# GIVEN REQUEST
Only the pictures are omitted; repeat all other data exactly.

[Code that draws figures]

::::::

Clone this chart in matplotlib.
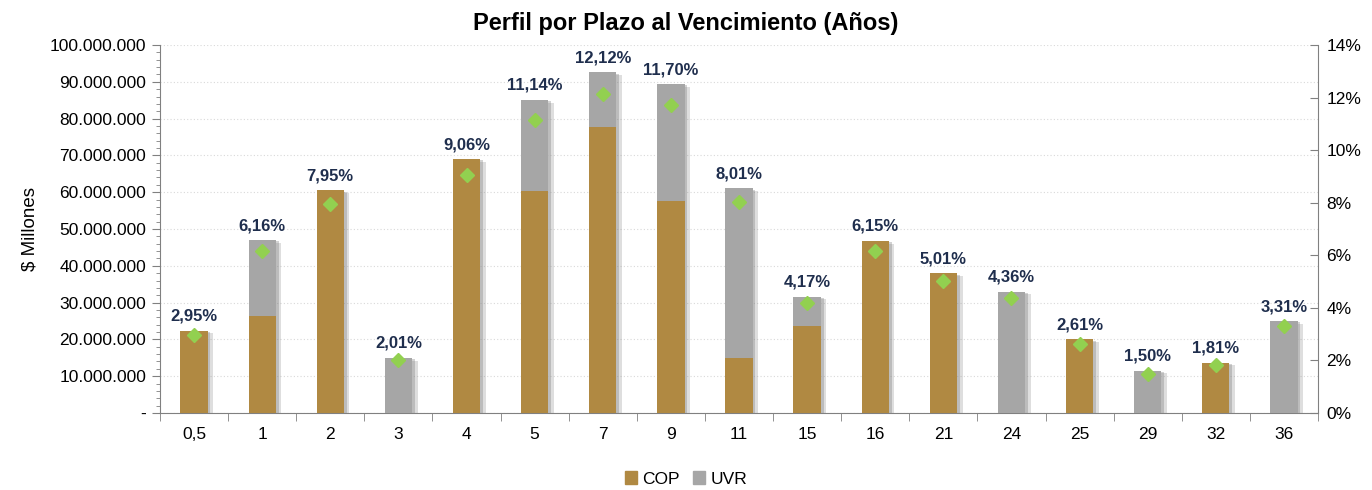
import matplotlib
matplotlib.use("Agg")
import matplotlib.pyplot as plt
import matplotlib.patheffects as pe
from matplotlib.patches import Patch
from matplotlib.ticker import FixedLocator, FuncFormatter, MultipleLocator
import numpy as np

categories = ["0,5", "1", "2", "3", "4", "5", "7", "9", "11", "15", "16", "21", "24", "25", "29", "32", "36"]
cop = [22.4, 26.4, 60.5, 0, 69.0, 60.3, 77.6, 57.5, 14.9, 23.6, 46.8, 38.0, 0, 20.0, 0, 13.7, 0]
uvr = [0, 20.6, 0, 15.0, 0, 24.8, 15.0, 31.9, 46.2, 8.0, 0, 0, 33.0, 0, 11.5, 0, 25.0]
pct = [2.95, 6.16, 7.95, 2.01, 9.06, 11.14, 12.12, 11.70, 8.01, 4.17, 6.15, 5.01, 4.36, 2.61, 1.50, 1.81, 3.31]
pct_labels = ["2,95%", "6,16%", "7,95%", "2,01%", "9,06%", "11,14%", "12,12%", "11,70%", "8,01%",
              "4,17%", "6,15%", "5,01%", "4,36%", "2,61%", "1,50%", "1,81%", "3,31%"]

FONT = ["Liberation Sans Narrow", "Liberation Sans", "DejaVu Sans"]
plt.rcParams['font.family'] = FONT

C_COP = "#B08942"
C_UVR = "#A6A6A6"
C_GREEN = "#92D050"
C_LBL = "#1F2E4D"

fig = plt.figure(figsize=(13.72, 4.90), dpi=100)
ax = fig.add_axes([160/1372, 77/490, 1158/1372, 368/490])

x = np.arange(len(categories))
cop_v = np.array(cop) * 1e6
uvr_v = np.array(uvr) * 1e6
totals = cop_v + uvr_v
w = 0.4

# soft shadow behind each whole bar
sh = ax.bar(x, totals, w, color="#808080", zorder=2)
for b in sh:
    b.set_path_effects([pe.SimplePatchShadow(offset=(4, -2), shadow_rgbFace="#7F7F7F", alpha=0.25),
                        pe.SimplePatchShadow(offset=(2, -1), shadow_rgbFace="#7F7F7F", alpha=0.35)])
b1 = ax.bar(x, cop_v, w, color=C_COP, zorder=3)
b2 = ax.bar(x, uvr_v, w, bottom=cop_v, color=C_UVR, zorder=3)

ax.set_xlim(-0.5, len(categories) - 0.5)
ax.set_ylim(0, 100e6)
ax.yaxis.set_major_locator(MultipleLocator(10e6))
ax.yaxis.set_minor_locator(MultipleLocator(2e6))

def fmt(v, p):
    if v == 0:
        return "-"
    return f"{int(round(v)):,}".replace(",", ".")
ax.yaxis.set_major_formatter(FuncFormatter(fmt))
ax.grid(axis="y", color="#D9D9D9", linestyle=(0, (1, 2)), linewidth=0.8, zorder=0)
ax.set_axisbelow(True)

ax.set_xticks(x)
ax.set_xticklabels(categories)
ax.xaxis.set_minor_locator(FixedLocator(np.arange(-0.5, len(categories), 1.0)))
ax.tick_params(axis="x", which="major", length=0, pad=10, labelsize=12.5)
ax.tick_params(axis="x", which="minor", length=6, color="#808080")
ax.tick_params(axis="y", which="major", length=6, color="#808080", labelsize=12.5, pad=4)
ax.tick_params(axis="y", which="minor", length=3, color="#808080")

for s in ["top", "right"]:
    ax.spines[s].set_visible(False)
for s in ["left", "bottom"]:
    ax.spines[s].set_color("#808080")

ax.set_ylabel("$ Millones", fontsize=13.5, labelpad=8)

ax2 = ax.twinx()
ax2.set_ylim(0, 14)
ax2.yaxis.set_major_locator(MultipleLocator(2))
ax2.yaxis.set_major_formatter(FuncFormatter(lambda v, p: f"{int(round(v))}%"))
ax2.tick_params(axis="y", length=6, color="#808080", labelsize=12.5, direction="in", pad=6)
for s in ["top", "left", "bottom"]:
    ax2.spines[s].set_visible(False)
ax2.spines["right"].set_color("#808080")
ax2.plot(x, pct, linestyle="none", marker="D", markersize=7, color=C_GREEN, zorder=5)

for xi, t, lab in zip(x, totals, pct_labels):
    ax.annotate(lab, (xi, t), xytext=(0, 5), textcoords="offset points", ha="center", va="bottom",
                fontsize=12, fontweight="bold", color=C_LBL, zorder=6)

fig.suptitle("Perfil por Plazo al Vencimiento (Años)", fontsize=17, fontweight="bold", y=0.975)

handles = [Patch(color=C_COP), Patch(color=C_UVR)]
fig.legend(handles=handles, labels=["COP", "UVR"], loc="lower center", bbox_to_anchor=(0.5, -0.025),
           ncol=2, frameon=False, fontsize=12.5, handlelength=0.7, handleheight=0.7, columnspacing=0.8,
           handletextpad=0.3)

fig.savefig("out.png", dpi=100)
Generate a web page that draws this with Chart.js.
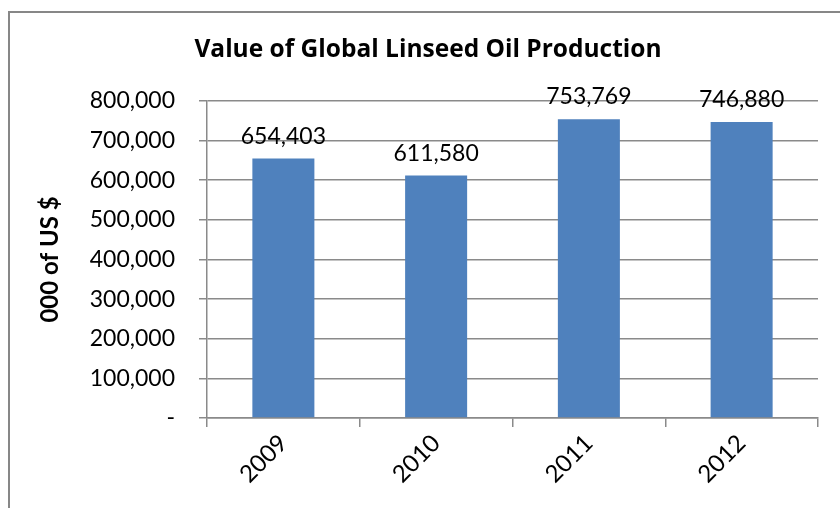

::::::

# WRITTEN RESPONSE
Clone this chart in matplotlib.
import matplotlib
matplotlib.use("Agg")
import matplotlib.pyplot as plt
import matplotlib.patheffects as pe
from matplotlib.patches import Patch
from matplotlib.ticker import FixedLocator, FuncFormatter, MultipleLocator
import numpy as np

categories = ["0,5", "1", "2", "3", "4", "5", "7", "9", "11", "15", "16", "21", "24", "25", "29", "32", "36"]
cop = [22.4, 26.4, 60.5, 0, 69.0, 60.3, 77.6, 57.5, 14.9, 23.6, 46.8, 38.0, 0, 20.0, 0, 13.7, 0]
uvr = [0, 20.6, 0, 15.0, 0, 24.8, 15.0, 31.9, 46.2, 8.0, 0, 0, 33.0, 0, 11.5, 0, 25.0]
pct = [2.95, 6.16, 7.95, 2.01, 9.06, 11.14, 12.12, 11.70, 8.01, 4.17, 6.15, 5.01, 4.36, 2.61, 1.50, 1.81, 3.31]
pct_labels = ["2,95%", "6,16%", "7,95%", "2,01%", "9,06%", "11,14%", "12,12%", "11,70%", "8,01%",
              "4,17%", "6,15%", "5,01%", "4,36%", "2,61%", "1,50%", "1,81%", "3,31%"]

FONT = ["Liberation Sans Narrow", "Liberation Sans", "DejaVu Sans"]
plt.rcParams['font.family'] = FONT

C_COP = "#B08942"
C_UVR = "#A6A6A6"
C_GREEN = "#92D050"
C_LBL = "#1F2E4D"

fig = plt.figure(figsize=(13.72, 4.90), dpi=100)
ax = fig.add_axes([160/1372, 77/490, 1158/1372, 368/490])

x = np.arange(len(categories))
cop_v = np.array(cop) * 1e6
uvr_v = np.array(uvr) * 1e6
totals = cop_v + uvr_v
w = 0.4

# soft shadow behind each whole bar
sh = ax.bar(x, totals, w, color="#808080", zorder=2)
for b in sh:
    b.set_path_effects([pe.SimplePatchShadow(offset=(4, -2), shadow_rgbFace="#7F7F7F", alpha=0.25),
                        pe.SimplePatchShadow(offset=(2, -1), shadow_rgbFace="#7F7F7F", alpha=0.35)])
b1 = ax.bar(x, cop_v, w, color=C_COP, zorder=3)
b2 = ax.bar(x, uvr_v, w, bottom=cop_v, color=C_UVR, zorder=3)

ax.set_xlim(-0.5, len(categories) - 0.5)
ax.set_ylim(0, 100e6)
ax.yaxis.set_major_locator(MultipleLocator(10e6))
ax.yaxis.set_minor_locator(MultipleLocator(2e6))

def fmt(v, p):
    if v == 0:
        return "-"
    return f"{int(round(v)):,}".replace(",", ".")
ax.yaxis.set_major_formatter(FuncFormatter(fmt))
ax.grid(axis="y", color="#D9D9D9", linestyle=(0, (1, 2)), linewidth=0.8, zorder=0)
ax.set_axisbelow(True)

ax.set_xticks(x)
ax.set_xticklabels(categories)
ax.xaxis.set_minor_locator(FixedLocator(np.arange(-0.5, len(categories), 1.0)))
ax.tick_params(axis="x", which="major", length=0, pad=10, labelsize=12.5)
ax.tick_params(axis="x", which="minor", length=6, color="#808080")
ax.tick_params(axis="y", which="major", length=6, color="#808080", labelsize=12.5, pad=4)
ax.tick_params(axis="y", which="minor", length=3, color="#808080")

for s in ["top", "right"]:
    ax.spines[s].set_visible(False)
for s in ["left", "bottom"]:
    ax.spines[s].set_color("#808080")

ax.set_ylabel("$ Millones", fontsize=13.5, labelpad=8)

ax2 = ax.twinx()
ax2.set_ylim(0, 14)
ax2.yaxis.set_major_locator(MultipleLocator(2))
ax2.yaxis.set_major_formatter(FuncFormatter(lambda v, p: f"{int(round(v))}%"))
ax2.tick_params(axis="y", length=6, color="#808080", labelsize=12.5, direction="in", pad=6)
for s in ["top", "left", "bottom"]:
    ax2.spines[s].set_visible(False)
ax2.spines["right"].set_color("#808080")
ax2.plot(x, pct, linestyle="none", marker="D", markersize=7, color=C_GREEN, zorder=5)

for xi, t, lab in zip(x, totals, pct_labels):
    ax.annotate(lab, (xi, t), xytext=(0, 5), textcoords="offset points", ha="center", va="bottom",
                fontsize=12, fontweight="bold", color=C_LBL, zorder=6)

fig.suptitle("Perfil por Plazo al Vencimiento (Años)", fontsize=17, fontweight="bold", y=0.975)

handles = [Patch(color=C_COP), Patch(color=C_UVR)]
fig.legend(handles=handles, labels=["COP", "UVR"], loc="lower center", bbox_to_anchor=(0.5, -0.025),
           ncol=2, frameon=False, fontsize=12.5, handlelength=0.7, handleheight=0.7, columnspacing=0.8,
           handletextpad=0.3)

fig.savefig("out.png", dpi=100)
Generate a web page that draws this with Chart.js.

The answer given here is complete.